### Task requirements
Working from the top of the listing below, retype each line through the line containing "Pie, Cell, Legend", both included, with no pictures.

### Exercise materials

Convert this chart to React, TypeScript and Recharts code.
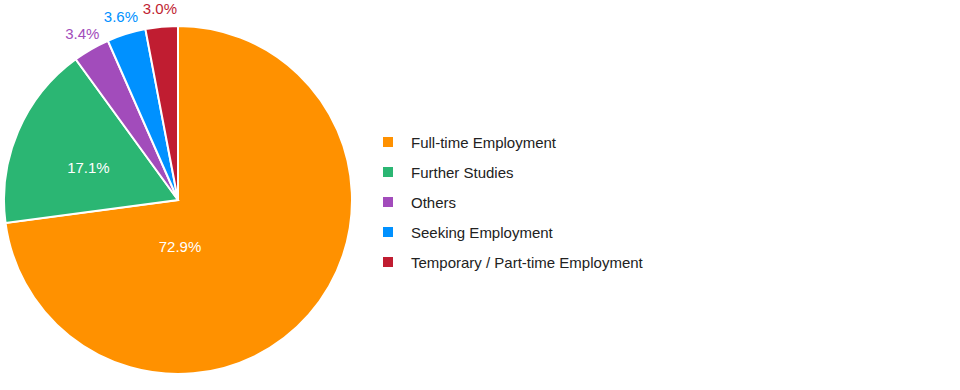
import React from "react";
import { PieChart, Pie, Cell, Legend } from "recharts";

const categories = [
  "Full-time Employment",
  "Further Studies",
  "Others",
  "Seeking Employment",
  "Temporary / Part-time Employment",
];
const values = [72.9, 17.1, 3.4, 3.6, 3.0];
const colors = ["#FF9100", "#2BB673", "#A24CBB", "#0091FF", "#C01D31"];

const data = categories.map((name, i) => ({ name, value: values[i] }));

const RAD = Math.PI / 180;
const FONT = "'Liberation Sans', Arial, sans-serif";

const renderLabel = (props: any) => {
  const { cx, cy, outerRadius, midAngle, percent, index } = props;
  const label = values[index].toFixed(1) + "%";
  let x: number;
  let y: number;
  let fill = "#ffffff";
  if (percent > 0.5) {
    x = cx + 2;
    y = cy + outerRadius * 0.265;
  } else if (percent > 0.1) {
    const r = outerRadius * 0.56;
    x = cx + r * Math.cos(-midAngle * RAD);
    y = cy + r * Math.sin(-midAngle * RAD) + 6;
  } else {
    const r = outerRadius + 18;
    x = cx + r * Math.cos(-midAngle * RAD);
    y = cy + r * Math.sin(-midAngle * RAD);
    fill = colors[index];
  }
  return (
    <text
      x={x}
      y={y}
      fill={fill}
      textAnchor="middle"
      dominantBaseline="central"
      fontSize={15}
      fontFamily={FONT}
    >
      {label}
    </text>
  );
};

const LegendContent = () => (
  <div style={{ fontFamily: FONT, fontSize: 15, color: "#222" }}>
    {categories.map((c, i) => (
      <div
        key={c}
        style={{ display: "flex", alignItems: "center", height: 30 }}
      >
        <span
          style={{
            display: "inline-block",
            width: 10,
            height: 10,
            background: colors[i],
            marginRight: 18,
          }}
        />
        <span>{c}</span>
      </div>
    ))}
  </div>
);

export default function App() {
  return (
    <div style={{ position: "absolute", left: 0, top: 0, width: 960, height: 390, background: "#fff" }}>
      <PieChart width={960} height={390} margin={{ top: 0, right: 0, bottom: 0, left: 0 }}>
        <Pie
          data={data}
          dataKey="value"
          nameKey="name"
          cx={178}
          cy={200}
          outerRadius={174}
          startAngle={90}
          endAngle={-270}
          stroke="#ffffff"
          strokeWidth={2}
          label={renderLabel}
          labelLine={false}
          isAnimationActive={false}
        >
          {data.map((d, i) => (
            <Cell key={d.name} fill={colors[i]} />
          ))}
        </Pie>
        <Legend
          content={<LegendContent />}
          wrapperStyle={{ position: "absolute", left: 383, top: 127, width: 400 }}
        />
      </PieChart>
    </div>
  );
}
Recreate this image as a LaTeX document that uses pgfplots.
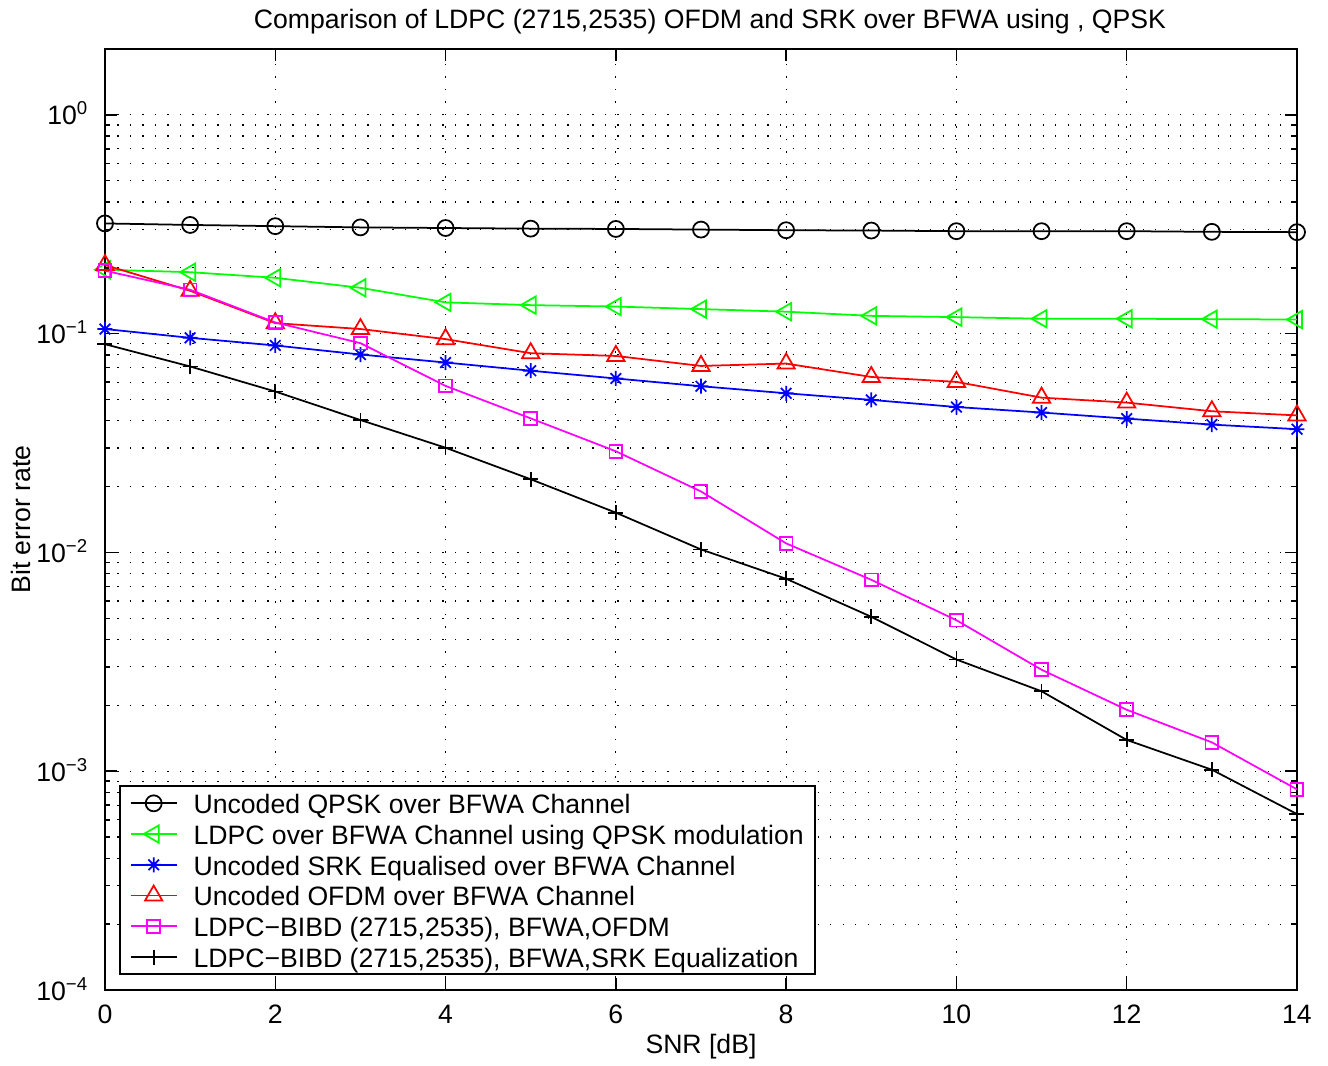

### Exercise solution
Convert this chart to React, TypeScript and Recharts code.
import React from "react";
import { PieChart, Pie, Cell, Legend } from "recharts";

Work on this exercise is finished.